De gauche à droite : La Nativité du Caravage, photo Scala 1964 avec cadre et photo ICR 1951-1952 ; copie de Paolo Geraci (Catania, Museo Civico 'Castello Ursino') ; copie documentée dans la photothèque de la Fondation Roberto Longhi (ancienne collection Federzoni).
De gauche à droite : La Nativité du Caravage, photo Scala 1964 avec cadre et photo ICR 1951-1952 ; copie de Paolo Geraci (Catania, Museo Civico “Castello Ursino”) ; copie documentée dans la photothèque de la Fondation Roberto Longhi (ancienne collection Federzoni).
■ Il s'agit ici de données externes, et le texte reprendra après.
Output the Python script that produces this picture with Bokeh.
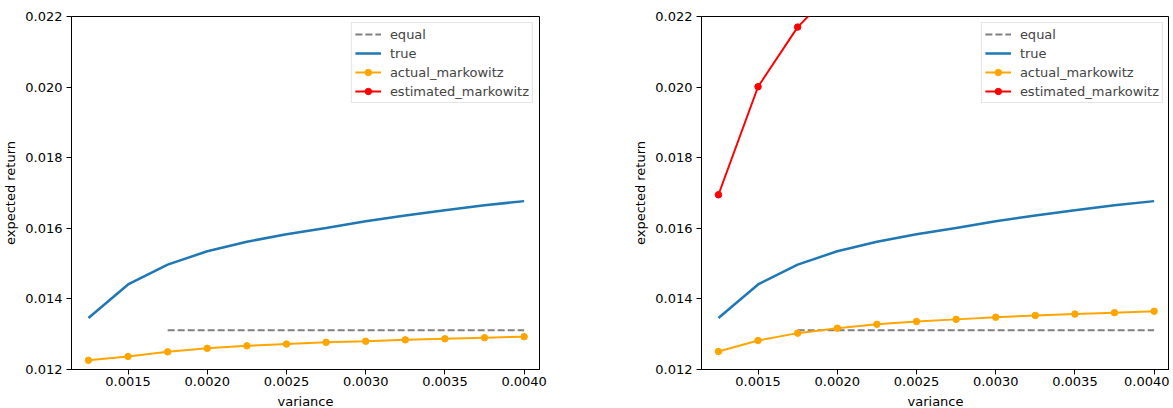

Claudio Seccaroni et Elisabetta Giani, qui ont examiné les radiographies effectuées sur le tableau en 1951, ont constaté qu’il n’y avait pas de réduction de dimensions sur le côté droit de la toile. Cependant, il est intéressant de comparer le tableau sans le cadre et donc dans ses dimensions réelles, tel qu’il apparaît sur un cliché pris par l’Institut central de restauration en 1951-1952, avec les deux copies anciennes : l’une de Paolo Geraci datée de 1627-1628 (Catane, Musée civique “Castello Ursino”) et l’autre d’auteur et de date inconnus, ayant appartenu à Luigi Federzoni et aujourd’hui perdue, que nous connaissons grâce à un cliché pris par la photothèque de Roberto Longhi. Alors que le premier est une reproduction à l’échelle 1:1 de l’original, dans le second l’auteur anonyme a peint “à main levée” et a pris quelques licences, comme l’agrandissement de l’arrière-plan. L’impression qui se dégage de la comparaison des photographies est que certains détails absents dans la Nativité de Palerme sont présents dans les copies avec un contour très similaire : voir, en particulier, les fesses de saint Joseph et le cou du berger.

Beaucoup de choses seront encore dites et écrites sur la Nativité, et tout ne pourra être confirmé ou infirmé qu’après la découverte tant espérée du tableau. Peut-être intacte.